**** RECORDS FOR THIS EXERCISE ****
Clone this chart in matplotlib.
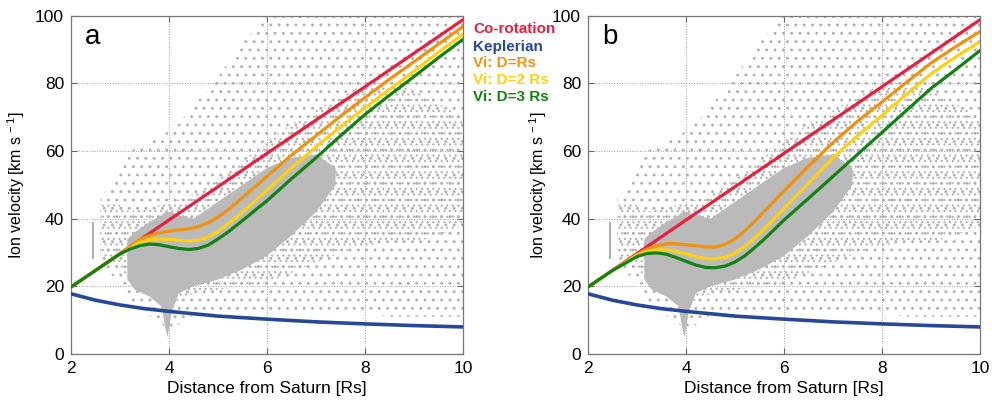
import matplotlib
matplotlib.use("Agg")
import matplotlib.pyplot as plt
import numpy as np

plt.rcParams['font.family'] = ['Liberation Sans', 'DejaVu Sans']
plt.rcParams['mathtext.default'] = 'regular'

# ---- model curves ----
curve_x = [2.0, 2.5, 3.0, 3.2, 3.4, 3.6, 3.8, 4.0, 4.2, 4.4, 4.6, 4.8, 5.0,
           5.2, 5.4, 5.6, 5.8, 6.0, 6.5, 7.0, 7.5, 8.0, 8.5, 9.0, 9.5, 10.0]

corot_x = [2.0, 4.0, 6.0, 8.0, 10.0]
corot_v = [19.8, 39.6, 59.3, 79.0, 98.8]

kepler_x = [2.0, 2.5, 3.0, 3.5, 4.0, 5.0, 6.0, 7.0, 8.0, 9.0, 10.0]
kepler_v = [17.8, 15.9, 14.5, 13.4, 12.6, 11.2, 10.3, 9.5, 8.9, 8.4, 8.0]

# panel a
vi1_a = [19.8, 24.7, 29.6, 31.6, 33.8, 35.0, 35.8, 36.3, 36.7, 37.0, 37.6, 38.8, 40.5,
         42.5, 45.0, 47.5, 50.0, 52.5, 58.8, 64.5, 70.3, 75.8, 81.2, 86.4, 91.6, 96.8]
vi2_a = [19.8, 24.7, 29.6, 31.3, 33.0, 33.8, 34.0, 33.9, 33.6, 33.4, 33.6, 34.6, 36.2,
         38.4, 40.8, 43.2, 45.8, 48.4, 55.0, 61.2, 67.2, 72.8, 78.2, 83.6, 89.2, 94.6]
vi3_a = [19.8, 24.7, 29.6, 31.0, 32.0, 32.5, 32.3, 31.7, 31.2, 30.9, 31.2, 32.2, 34.0,
         36.0, 38.3, 40.6, 43.0, 45.3, 51.8, 58.0, 64.5, 70.8, 76.5, 82.0, 87.6, 93.0]
# panel b
vi1_b = [19.8, 24.7, 29.4, 31.0, 32.0, 32.6, 32.6, 32.3, 32.0, 31.6, 31.6, 32.4, 34.0,
         36.4, 39.2, 42.2, 45.2, 48.2, 55.5, 62.5, 68.8, 74.5, 80.3, 86.0, 90.8, 95.3]
vi2_b = [19.8, 24.7, 29.2, 30.3, 30.8, 30.8, 30.3, 29.6, 28.8, 28.2, 28.1, 28.6, 29.8,
         31.8, 34.3, 37.0, 40.0, 43.0, 50.5, 58.0, 64.5, 70.5, 76.8, 82.8, 87.8, 92.3]
vi3_b = [19.8, 24.7, 28.8, 29.7, 29.9, 29.5, 28.5, 27.4, 26.3, 25.6, 25.5, 26.0, 27.2,
         29.0, 31.4, 34.0, 36.8, 39.6, 46.0, 52.5, 59.0, 65.5, 72.0, 78.5, 84.0, 89.7]

# ---- observed ion velocities: envelopes of the grey point cloud ----
cloud_x = [2.6, 2.8, 3.0, 3.2, 3.5, 3.8, 4.0, 4.3, 4.6, 5.0,
           5.5, 6.0, 6.5, 7.0, 7.5, 8.0, 8.5, 9.0, 9.5, 10.0]
sparse_lo = [26, 24, 20, 15, 12, 10, 6, 10, 12, 13, 13, 13, 12, 12, 12, 12, 11, 11, 11, 11]
sparse_hi = [46, 50, 55, 60, 62, 64, 66, 70, 75, 82, 92, 100, 100, 100, 100, 100, 100, 100, 100, 100]
medium_lo = [28, 27, 25, 22, 20, 16, 14, 17, 18, 19, 20, 21, 24, 27, 30, 32, 33, 33, 35, 38]
medium_hi = [44, 45, 44, 42, 43, 44, 45, 46, 48, 52, 57, 63, 68, 72, 76, 80, 80, 78, 74, 70]

dense_x = [3.15, 3.3, 3.6, 3.85, 3.92, 3.97, 4.05, 4.2, 4.5, 5.0, 5.5, 6.0, 6.5, 7.0, 7.4]
dense_lo = [22, 19, 17, 14, 8, 5, 12, 18, 20, 22, 25, 29, 35, 42, 50]
dense_hi = [34, 36, 39, 41, 42, 42, 42, 41, 40, 45, 50, 55, 58, 59, 55]

strip_x = [2.43, 2.47]
strip_lo = [28, 28]
strip_hi = [39, 39]

panels = [
    ('a', vi1_a, vi2_a, vi3_a),
    ('b', vi1_b, vi2_b, vi3_b),
]

c_red = '#e8203f'
c_blue = '#26479a'
c_orange = '#f0920c'
c_yellow = '#ffd10f'
c_green = '#118311'
c_grey = '#b0b0b0'

fig = plt.figure(figsize=(9.92, 4.05), dpi=100)
lefts = [71 / 992, 588 / 992]
ylab_x = [-0.112, -0.100]

for i, (tag, v1, v2, v3) in enumerate(panels):
    ax = fig.add_axes([lefts[i], 51 / 405, 392 / 992, 338.3 / 405])

    # grey point cloud (hatched envelopes)
    with plt.rc_context({'hatch.linewidth': 0.9}):
        ax.fill_between(cloud_x, sparse_lo, sparse_hi, facecolor='none',
                        edgecolor=c_grey, hatch='..', linewidth=0, zorder=1)
    with plt.rc_context({'hatch.linewidth': 0.8}):
        ax.fill_between(cloud_x, medium_lo, medium_hi, facecolor='none',
                        edgecolor=c_grey, hatch='...', linewidth=0, zorder=1)
    ax.fill_between(dense_x, dense_lo, dense_hi, facecolor='#bababa',
                    linewidth=0, zorder=1)
    ax.fill_between(strip_x, strip_lo, strip_hi, facecolor=c_grey,
                    linewidth=0, zorder=1)

    ax.plot(kepler_x, kepler_v, color=c_blue, lw=2.6, zorder=3)
    ax.plot(corot_x, corot_v, color=c_red, lw=2.3, zorder=3)
    ax.plot(curve_x, v1, color=c_orange, lw=2.3, zorder=4)
    ax.plot(curve_x, v2, color=c_yellow, lw=2.3, zorder=5)
    ax.plot(curve_x, v3, color=c_green, lw=2.3, zorder=6)

    ax.set_xlim(2, 10)
    ax.set_ylim(0, 100)
    ax.set_xticks([2, 4, 6, 8, 10])
    ax.set_yticks([0, 20, 40, 60, 80, 100])
    ax.grid(True, linestyle=':', color='#9a9a9a', lw=0.7)
    ax.set_axisbelow(True)
    ax.tick_params(direction='in', top=True, right=True, length=4,
                   color='#666666', labelsize=12.5, pad=5)
    for sp in ax.spines.values():
        sp.set_color('#777777')
        sp.set_linewidth(0.9)

    ax.set_xlabel('Distance from Saturn [Rs]', fontsize=12.5, labelpad=4)
    ax.set_ylabel('Ion velocity [km s$^{\\,-1}$]', fontsize=11.5)
    ax.yaxis.set_label_coords(ylab_x[i], 0.5)
    ax.text(2.29, 91.5, tag, fontsize=20, va='baseline', ha='left', zorder=7)

labels = ['Co-rotation', 'Keplerian', 'Vi: D=Rs', 'Vi: D=2 Rs', 'Vi: D=3 Rs']
label_colors = [c_red, c_blue, c_orange, c_yellow, c_green]
label_y = [29.3, 46.7, 62.7, 80.0, 96.7]
for lab, col, py in zip(labels, label_colors, label_y):
    fig.text(473 / 992, 1 - py / 405, lab, color=col, fontsize=11,
             fontweight='bold', va='center', ha='left')

fig.savefig('out.png', dpi=100)
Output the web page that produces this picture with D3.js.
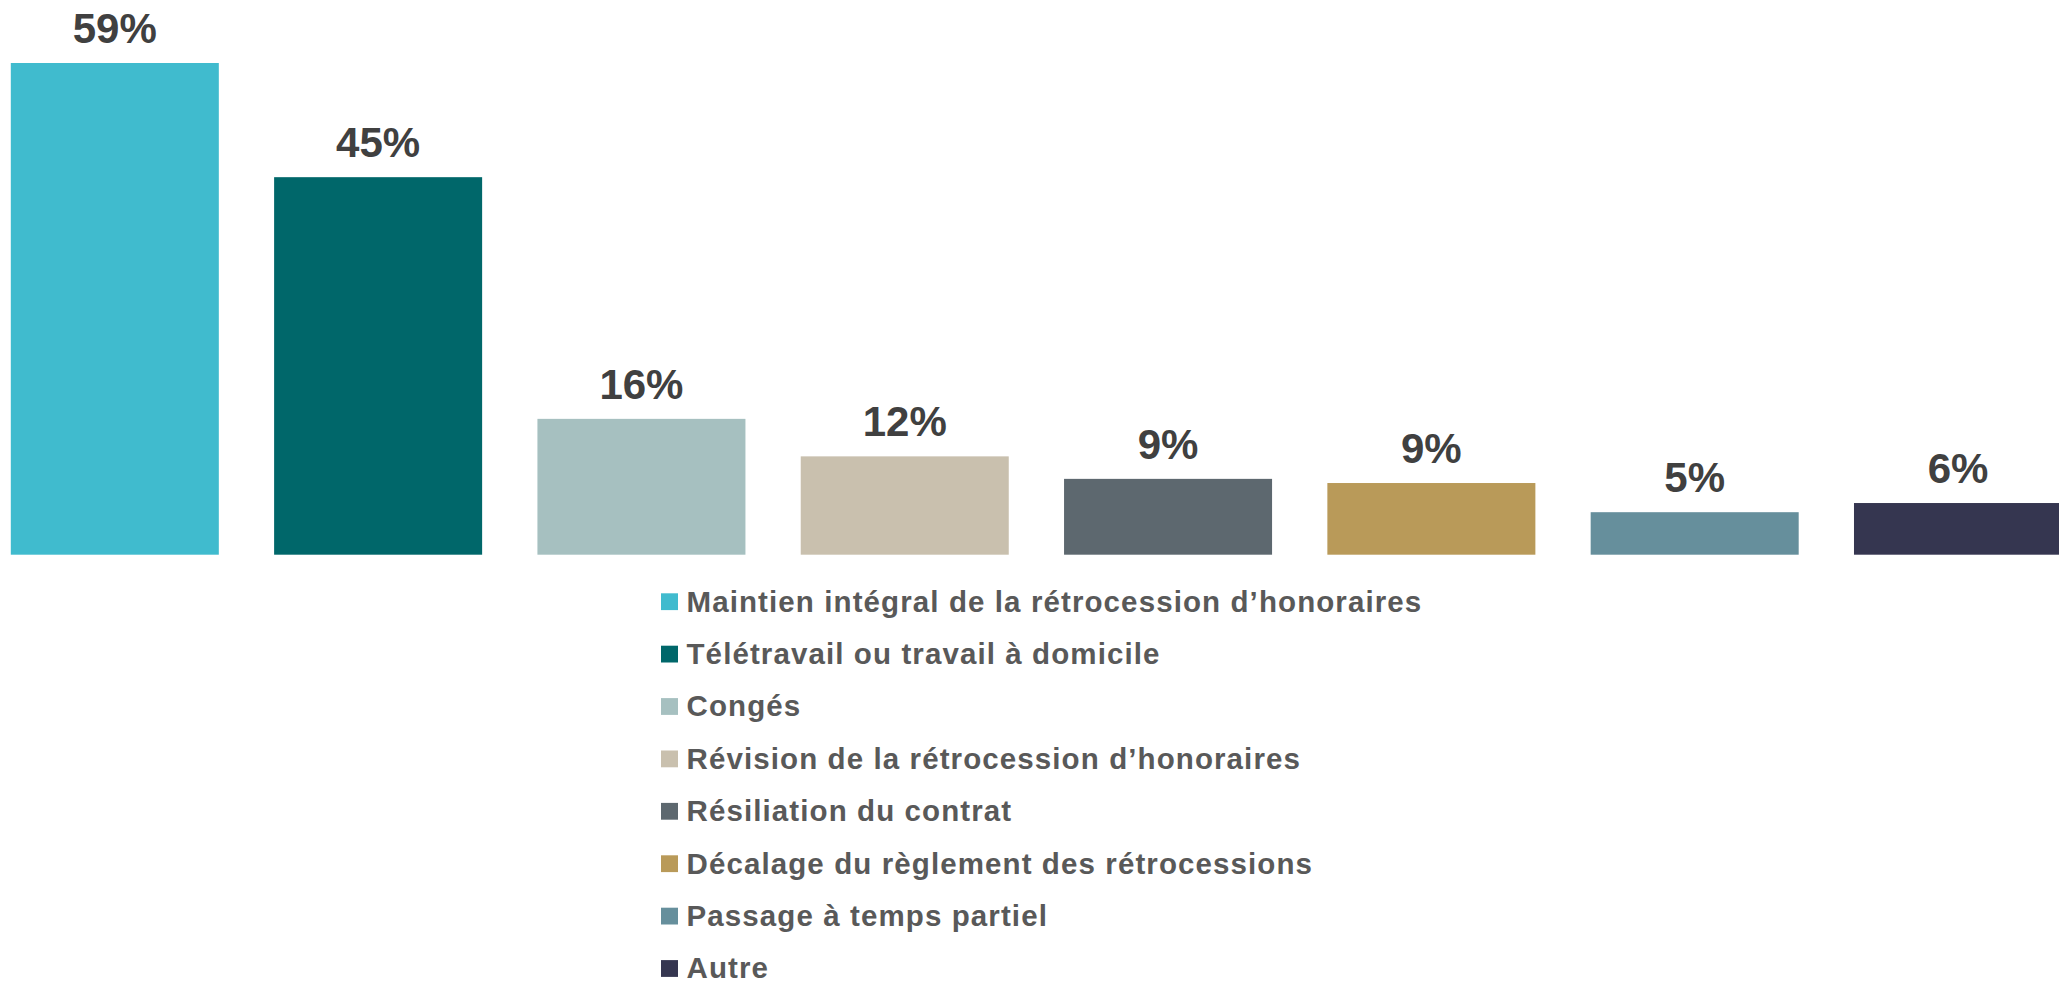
<!DOCTYPE html>
<html>
<head>
<meta charset="utf-8">
<script src="https://cdn.jsdelivr.net/npm/d3@7"></script>
<style>
body{margin:0;background:#fff;}
svg{display:block;}
.val{font-family:"Liberation Sans",Arial,sans-serif;font-weight:bold;fill:#404040;}
.leg{font-family:"Liberation Sans",Arial,sans-serif;font-weight:bold;fill:#595959;}
</style>
</head>
<body>
<svg id="chart"></svg>
<script>
// categories, values (in %) and colours
var categories = [
    "Maintien intégral de la rétrocession d’honoraires",
    "Télétravail ou travail à domicile",
    "Congés",
    "Révision de la rétrocession d’honoraires",
    "Résiliation du contrat",
    "Décalage du règlement des rétrocessions",
    "Passage à temps partiel",
    "Autre"
]
var values = [59, 45.3, 16.3, 11.8, 9.1, 8.6, 5.1, 6.2]
var colors = ["#40BBCE","#00676A","#A6C0C0","#C9C0AE","#5D686F","#B99A59","#668F9C","#353650"]

var screen = {width:2059,height:984}

var svg = d3.select("#chart")
    .attr("width",screen.width)
    .attr("height",screen.height)

var data = categories.map(function(c,i){
    return {name:c,value:values[i],color:colors[i]}
})

var xScale = d3.scaleBand()
    .domain(categories)
    .range([10.8, 2062])
    .paddingInner(0.21)
    .paddingOuter(0)

var yScale = d3.scaleLinear()
    .domain([0,59])
    .range([554.7,63])

var bars = svg.append("g")
bars.selectAll("rect")
    .data(data)
    .enter()
    .append("rect")
    .attr("x",function(d){return xScale(d.name)})
    .attr("y",function(d){return yScale(d.value)})
    .attr("width",xScale.bandwidth())
    .attr("height",function(d){return yScale(0)-yScale(d.value)})
    .attr("fill",function(d){return d.color})

bars.selectAll("text")
    .data(data)
    .enter()
    .append("text")
    .classed("val",true)
    .attr("x",function(d){return xScale(d.name)+xScale.bandwidth()/2})
    .attr("y",function(d){return yScale(d.value)-20})
    .attr("text-anchor","middle")
    .style("font-size","42px")
    .text(function(d){return Math.round(d.value)+"%"})

// legend, one row per category
var legend = svg.append("g")
    .attr("transform","translate(661,611.5)")

var rows = legend.selectAll("g")
    .data(data)
    .enter()
    .append("g")
    .attr("transform",function(d,i){return "translate(0,"+(i*52.4)+")"})

rows.append("rect")
    .attr("x",0)
    .attr("y",-18.2)
    .attr("width",17)
    .attr("height",16.8)
    .attr("fill",function(d){return d.color})

rows.append("text")
    .classed("leg",true)
    .attr("x",25.5)
    .attr("y",0)
    .style("font-size","29.5px")
    .style("letter-spacing","1.1px")
    .text(function(d){return d.name})
</script>
</body>
</html>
****
### PROBLEM TO SOLVE
Which lines contain the word "chart"? Return each of them.

### ANSWER
Clone this chart in matplotlib.
<svg id="chart"></svg>
var svg = d3.select("#chart")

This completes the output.